Although I am in substantial agreement with my Brothers DOUGLAS and MARSHALL that this case is distinguishable from our recent decision in United States v. Kras, 409 U.S. 434 (1973), I see no reason to set this case for argument in light of the majority's firmly held view that Kras is controlling. On the merits, I would reverse for the reasons stated in my separate opinion in Boddie v. Connecticut, 401 U.S. 371, 386 (1971) (concurring in part). See also United States v. Kras, supra, at 457 (opinion of DOUGLAS and BRENNAN, JJ.).

*665 MR. JUSTICE MARSHALL, dissenting.

I adhere to my dissenting opinion in United States v. Kras, 409 U.S. 434, 458 (1973), and would reverse the judgment on that basis. But even were I to accept the majority position in Kras, there are still important differences between that case and this one which, in my judgment, require that this case be set for argument.

In Kras, the majority correctly noted that "[t]here is no constitutional right to obtain a discharge of one's debts in bankruptcy." Id., at 446. Therefore, the only issue in the case was whether the Government could, on the basis of a de facto wealth classification, limit access to a remedy which it could concededly deny altogether.

The question here is quite different. Appellants seek a judicial remedy for the action of an administrative agency which deprived them of a pre-existing right. As my Brother DOUGLAS demonstrates, it is at very least doubtful that the Due Process Clause permits a State to shield an administrative agency from all judicial review when that agency acts to revoke a benefit previously granted.[*] I share the view of Mr. Justice Brandies that "[t]he supremacy of law demands that there shall be opportunity to have some court decide whether an erroneous rule of law was applied; and whether the proceeding in which facts were adjudicated was conducted *666 regularly." St. Joseph Stock Yards Co. v. United States, 298 U.S. 38, 84 (1936) (concurring opinion). Cf. Yakus v. United States, 321 U.S. 414 (1944); Crowell v. Benson, 285 U.S. 22 (1932).

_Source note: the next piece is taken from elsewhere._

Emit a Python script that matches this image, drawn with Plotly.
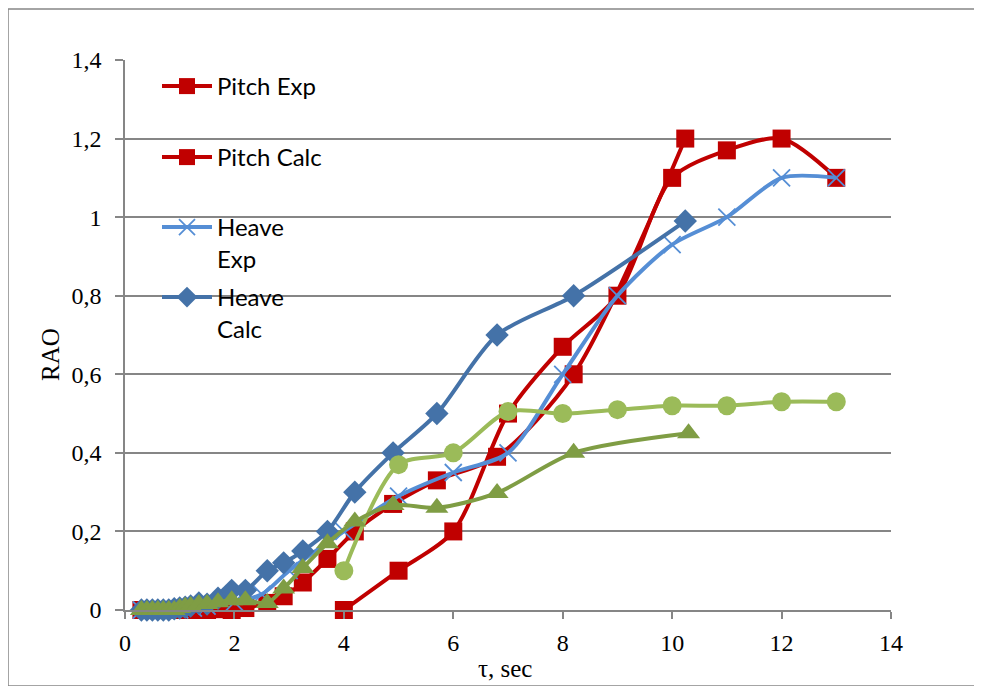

That opportunity was denied in this case, and important benefits were thereby taken from appellants without affording them a chance to contest the legality of the taking in a court of law. Cf. Fuentes v. Shevin, 407 U.S. 67 (1972).

The extent to which the State may commit to administrative agencies the unreviewable authority to restrict pre-existing rights is one of the great questions of constitutional law about which courts and commentators have debated for generations. See generally Hart, The Power of Congress to Limit the Jurisdiction of Federal Courts: An Exercise in Dialectic, 66 Harv. L. Rev. 1362 (1953); 4 K. Davis, Administrative Law Treatise § 28.18 (1958). Because I am not ready to decide that question summarily, sub silentio, and without the benefit of full briefing and oral argument, I must dissent from the Court's decision.

NOTES

[1] The Division found that the county agency "acted within its discretion by determining that the claimant's living arrangement represented a living situation in which shelter and expenses are shared." The agency's order explained that that reduction in the room and board allowance was proper because "[t]he eligibility of recipients who share shelter with non-recipients, and do not pay for room and board, shall be determined on a share/fraction basis at [Public Welfare Division] standards." Record 9. In his petition for review, Ortwein contended that the order was not supported by "reliable, probative and substantial evidence in the whole record."

[2] Faubion received an incentive training allowance of $120 per month for approximately five months from a program under the Manpower Development and Training Act of 1962, as amended, 76 Stat. 23, 42 U.S. C. §§ 2571-2574. Record 12. Faubion also was receiving over $210 per month through a state-administered AFDC program. Jurisdictional Statement 4; Record 11. States, in making their income calculations under AFDC, deduct from gross income all expenses "reasonably attributable" to the earning of the income. 42 U.S. C. § 602 (a) (7); 45 CFR § 233.20 (a) (3) (iv) (Sept. 1972). Faubion claimed that she had work-training expenses of $20 per month for essential clothing and grooming, of $20 per month for lunches on the job, of $30 per month for convenience-foods for family use made necessary because of her job, of $5 per month for oil, tune-ups and repairs, and of $5 per month for miscellaneous school supplies. Record 13. Although the Division allowed some deductions, it determined that the remaining expenses were not "reasonably attributable" to the training program. Record 12. On appeal, Faubion sought to challenge this finding.

[3] See also Huffman v. Boersen,406 U.S. 337 (1972).

[4] These evidentiary hearings, of course, must meet the minimal requirements of due process. Goldberg v. Kelly, 397 U.S. 254, 266-271 (1970). Appellants have alleged that the hearings were deficient in several ways, Jurisdictional Statement 9-10, but neither the record nor the opinion of the Oregon court provides support for these contentions.

[5] Appellants also claim a violation of their First Amendment right to petition for redress. Our discussion of the Due Process Clause, however, demonstrates that appellants' rights under the First Amendment have been fully satisfied.

[*] The majority's statement that "[t]his Court has long recognized that, even in criminal cases, due process does not require a State to provide an appellate system," ante, at 660, is thus true, but irrelevant and misleading. The cases cited by the majority all involve efforts to secure appellate review of a decision by a lower court. Here, in contrast, no court has ever examined appellants' claims on the merits. Appellants assert only that they must have some access to some court to contest the legality of administrative action adversely affecting them.